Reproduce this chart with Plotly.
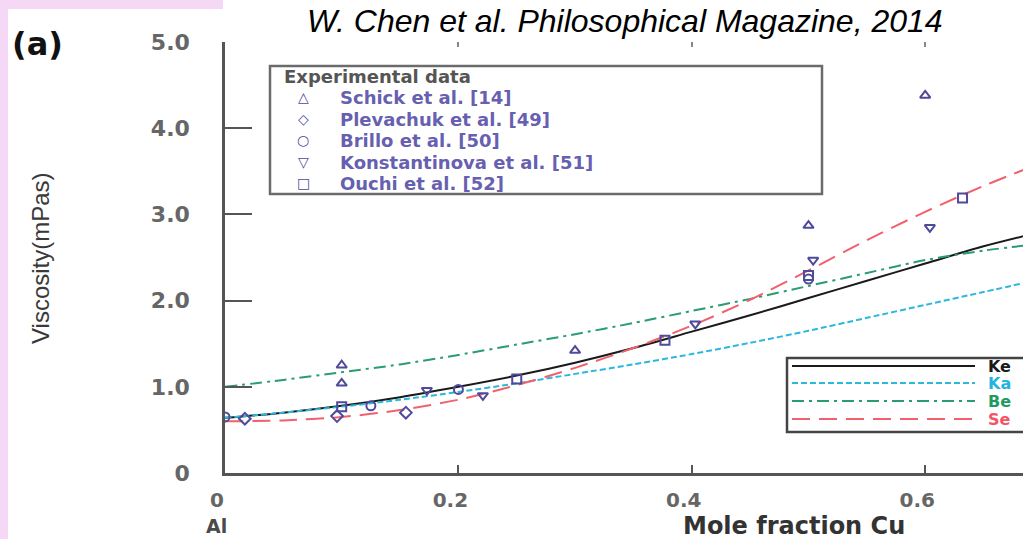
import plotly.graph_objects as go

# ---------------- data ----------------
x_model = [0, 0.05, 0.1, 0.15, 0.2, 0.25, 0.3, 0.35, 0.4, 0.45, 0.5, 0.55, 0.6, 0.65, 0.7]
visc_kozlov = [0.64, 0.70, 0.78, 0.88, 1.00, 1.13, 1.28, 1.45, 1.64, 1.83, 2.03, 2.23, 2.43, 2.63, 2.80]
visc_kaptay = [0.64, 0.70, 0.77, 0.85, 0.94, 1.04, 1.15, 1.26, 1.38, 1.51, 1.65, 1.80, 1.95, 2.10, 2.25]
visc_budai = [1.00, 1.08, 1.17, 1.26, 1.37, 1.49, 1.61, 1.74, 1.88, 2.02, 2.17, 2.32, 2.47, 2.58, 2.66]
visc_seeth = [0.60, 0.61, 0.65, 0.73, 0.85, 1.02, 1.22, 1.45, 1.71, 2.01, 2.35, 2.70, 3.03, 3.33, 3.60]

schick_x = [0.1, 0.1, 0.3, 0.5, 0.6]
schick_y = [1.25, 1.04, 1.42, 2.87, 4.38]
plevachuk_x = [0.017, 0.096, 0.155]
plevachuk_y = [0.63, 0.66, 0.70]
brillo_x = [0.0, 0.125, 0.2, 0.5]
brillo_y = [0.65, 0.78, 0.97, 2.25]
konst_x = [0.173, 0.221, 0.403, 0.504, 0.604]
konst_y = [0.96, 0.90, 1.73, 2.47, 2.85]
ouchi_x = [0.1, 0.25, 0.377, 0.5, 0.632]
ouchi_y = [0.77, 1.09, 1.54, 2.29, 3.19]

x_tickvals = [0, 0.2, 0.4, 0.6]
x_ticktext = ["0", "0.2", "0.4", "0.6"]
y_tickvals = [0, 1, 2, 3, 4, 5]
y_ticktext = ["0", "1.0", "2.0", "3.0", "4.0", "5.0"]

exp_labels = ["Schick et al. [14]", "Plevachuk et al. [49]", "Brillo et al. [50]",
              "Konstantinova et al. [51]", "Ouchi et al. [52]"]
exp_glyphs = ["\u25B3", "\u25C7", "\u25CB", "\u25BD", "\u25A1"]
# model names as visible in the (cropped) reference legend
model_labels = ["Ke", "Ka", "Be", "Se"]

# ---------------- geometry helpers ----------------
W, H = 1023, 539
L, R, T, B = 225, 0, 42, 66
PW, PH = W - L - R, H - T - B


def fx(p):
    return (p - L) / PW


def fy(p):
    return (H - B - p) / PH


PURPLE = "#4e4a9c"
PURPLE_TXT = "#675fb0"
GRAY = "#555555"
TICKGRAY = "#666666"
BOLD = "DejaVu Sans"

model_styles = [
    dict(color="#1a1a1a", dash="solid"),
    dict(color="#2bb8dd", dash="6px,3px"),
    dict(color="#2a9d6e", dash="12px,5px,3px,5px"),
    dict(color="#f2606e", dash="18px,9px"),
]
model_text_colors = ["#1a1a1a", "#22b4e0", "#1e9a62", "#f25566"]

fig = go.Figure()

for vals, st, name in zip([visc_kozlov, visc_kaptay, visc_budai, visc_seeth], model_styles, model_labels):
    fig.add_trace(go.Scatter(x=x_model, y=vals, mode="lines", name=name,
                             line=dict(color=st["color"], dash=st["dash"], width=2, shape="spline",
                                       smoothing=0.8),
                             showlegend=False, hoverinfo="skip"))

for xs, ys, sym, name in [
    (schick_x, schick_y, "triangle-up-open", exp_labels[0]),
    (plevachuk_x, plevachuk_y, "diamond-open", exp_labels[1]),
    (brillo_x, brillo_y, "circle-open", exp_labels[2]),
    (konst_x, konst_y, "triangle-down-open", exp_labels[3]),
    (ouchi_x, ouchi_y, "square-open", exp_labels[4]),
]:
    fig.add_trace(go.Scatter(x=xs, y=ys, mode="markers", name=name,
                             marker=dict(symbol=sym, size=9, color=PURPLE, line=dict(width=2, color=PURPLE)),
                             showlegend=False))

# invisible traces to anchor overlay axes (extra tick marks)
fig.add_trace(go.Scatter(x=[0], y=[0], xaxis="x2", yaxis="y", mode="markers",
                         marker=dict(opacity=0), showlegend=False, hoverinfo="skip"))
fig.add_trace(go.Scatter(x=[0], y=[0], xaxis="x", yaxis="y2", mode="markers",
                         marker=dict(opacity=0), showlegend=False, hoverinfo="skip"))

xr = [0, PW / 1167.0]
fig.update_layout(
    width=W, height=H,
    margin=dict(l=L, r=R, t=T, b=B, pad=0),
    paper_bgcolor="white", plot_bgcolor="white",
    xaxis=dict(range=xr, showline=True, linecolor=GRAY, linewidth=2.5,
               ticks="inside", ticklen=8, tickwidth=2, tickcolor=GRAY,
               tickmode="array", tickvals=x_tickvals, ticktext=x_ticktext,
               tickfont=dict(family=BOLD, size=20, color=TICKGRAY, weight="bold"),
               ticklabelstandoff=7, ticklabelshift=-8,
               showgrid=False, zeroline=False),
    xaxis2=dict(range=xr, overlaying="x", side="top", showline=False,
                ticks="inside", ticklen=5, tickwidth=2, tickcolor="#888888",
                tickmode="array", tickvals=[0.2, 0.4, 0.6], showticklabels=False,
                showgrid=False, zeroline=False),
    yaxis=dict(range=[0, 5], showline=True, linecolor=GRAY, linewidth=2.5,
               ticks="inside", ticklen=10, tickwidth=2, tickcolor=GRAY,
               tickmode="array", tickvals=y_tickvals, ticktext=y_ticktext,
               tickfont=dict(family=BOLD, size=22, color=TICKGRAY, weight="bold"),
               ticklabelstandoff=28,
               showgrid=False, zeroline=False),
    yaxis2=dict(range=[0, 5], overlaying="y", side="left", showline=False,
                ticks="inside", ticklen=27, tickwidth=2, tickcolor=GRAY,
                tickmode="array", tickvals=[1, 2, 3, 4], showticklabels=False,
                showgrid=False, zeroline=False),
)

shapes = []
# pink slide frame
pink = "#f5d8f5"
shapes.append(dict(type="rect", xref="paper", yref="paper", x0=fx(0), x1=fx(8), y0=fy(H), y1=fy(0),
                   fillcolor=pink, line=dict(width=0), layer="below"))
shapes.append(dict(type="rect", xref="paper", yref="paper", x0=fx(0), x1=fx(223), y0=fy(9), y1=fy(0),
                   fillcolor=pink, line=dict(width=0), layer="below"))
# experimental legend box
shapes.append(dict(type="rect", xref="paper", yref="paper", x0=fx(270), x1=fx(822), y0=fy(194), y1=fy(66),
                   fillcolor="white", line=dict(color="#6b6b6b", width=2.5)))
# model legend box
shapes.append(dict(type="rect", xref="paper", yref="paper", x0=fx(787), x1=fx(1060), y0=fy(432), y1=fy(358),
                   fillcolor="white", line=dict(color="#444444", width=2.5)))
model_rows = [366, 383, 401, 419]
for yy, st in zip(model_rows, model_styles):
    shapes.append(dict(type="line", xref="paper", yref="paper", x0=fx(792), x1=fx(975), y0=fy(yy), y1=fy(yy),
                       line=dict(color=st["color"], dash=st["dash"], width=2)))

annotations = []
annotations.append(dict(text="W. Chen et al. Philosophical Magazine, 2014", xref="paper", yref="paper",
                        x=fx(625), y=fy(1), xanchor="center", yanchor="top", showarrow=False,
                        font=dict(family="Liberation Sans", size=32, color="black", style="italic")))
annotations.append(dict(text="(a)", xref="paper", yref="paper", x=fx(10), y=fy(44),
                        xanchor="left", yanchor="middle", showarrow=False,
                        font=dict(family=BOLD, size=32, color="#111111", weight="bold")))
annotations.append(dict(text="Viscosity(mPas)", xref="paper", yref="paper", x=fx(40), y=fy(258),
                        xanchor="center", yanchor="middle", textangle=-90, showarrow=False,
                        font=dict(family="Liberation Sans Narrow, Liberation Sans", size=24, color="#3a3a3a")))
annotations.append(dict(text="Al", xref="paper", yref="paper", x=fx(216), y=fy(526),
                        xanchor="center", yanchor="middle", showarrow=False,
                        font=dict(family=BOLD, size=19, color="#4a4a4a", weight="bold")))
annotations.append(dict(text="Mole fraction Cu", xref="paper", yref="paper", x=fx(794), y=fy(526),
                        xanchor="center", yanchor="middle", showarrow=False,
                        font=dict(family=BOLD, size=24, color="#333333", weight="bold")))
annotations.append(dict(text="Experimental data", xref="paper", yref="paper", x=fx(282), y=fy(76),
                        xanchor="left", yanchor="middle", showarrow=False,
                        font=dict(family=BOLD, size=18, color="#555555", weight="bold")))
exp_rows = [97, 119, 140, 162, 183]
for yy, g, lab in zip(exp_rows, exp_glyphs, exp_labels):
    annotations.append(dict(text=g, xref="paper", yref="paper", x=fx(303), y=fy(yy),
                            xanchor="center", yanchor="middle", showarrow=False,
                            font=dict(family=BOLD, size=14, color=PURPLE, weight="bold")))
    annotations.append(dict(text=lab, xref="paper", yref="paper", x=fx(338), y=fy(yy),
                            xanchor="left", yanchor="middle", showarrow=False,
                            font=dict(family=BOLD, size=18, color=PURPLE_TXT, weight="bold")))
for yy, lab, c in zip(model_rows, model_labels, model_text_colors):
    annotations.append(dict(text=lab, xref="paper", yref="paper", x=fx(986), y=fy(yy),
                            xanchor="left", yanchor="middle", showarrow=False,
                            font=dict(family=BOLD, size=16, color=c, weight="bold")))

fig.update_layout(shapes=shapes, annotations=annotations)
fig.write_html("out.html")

TO BE DONE |
Leave the pictures out and please restate exactly the lines running from the start of the material through the one with "3.03, 3.33, 3.60]".

WRITTEN RESPONSE |
Reproduce this chart with Plotly.
import plotly.graph_objects as go

# ---------------- data ----------------
x_model = [0, 0.05, 0.1, 0.15, 0.2, 0.25, 0.3, 0.35, 0.4, 0.45, 0.5, 0.55, 0.6, 0.65, 0.7]
visc_kozlov = [0.64, 0.70, 0.78, 0.88, 1.00, 1.13, 1.28, 1.45, 1.64, 1.83, 2.03, 2.23, 2.43, 2.63, 2.80]
visc_kaptay = [0.64, 0.70, 0.77, 0.85, 0.94, 1.04, 1.15, 1.26, 1.38, 1.51, 1.65, 1.80, 1.95, 2.10, 2.25]
visc_budai = [1.00, 1.08, 1.17, 1.26, 1.37, 1.49, 1.61, 1.74, 1.88, 2.02, 2.17, 2.32, 2.47, 2.58, 2.66]
visc_seeth = [0.60, 0.61, 0.65, 0.73, 0.85, 1.02, 1.22, 1.45, 1.71, 2.01, 2.35, 2.70, 3.03, 3.33, 3.60]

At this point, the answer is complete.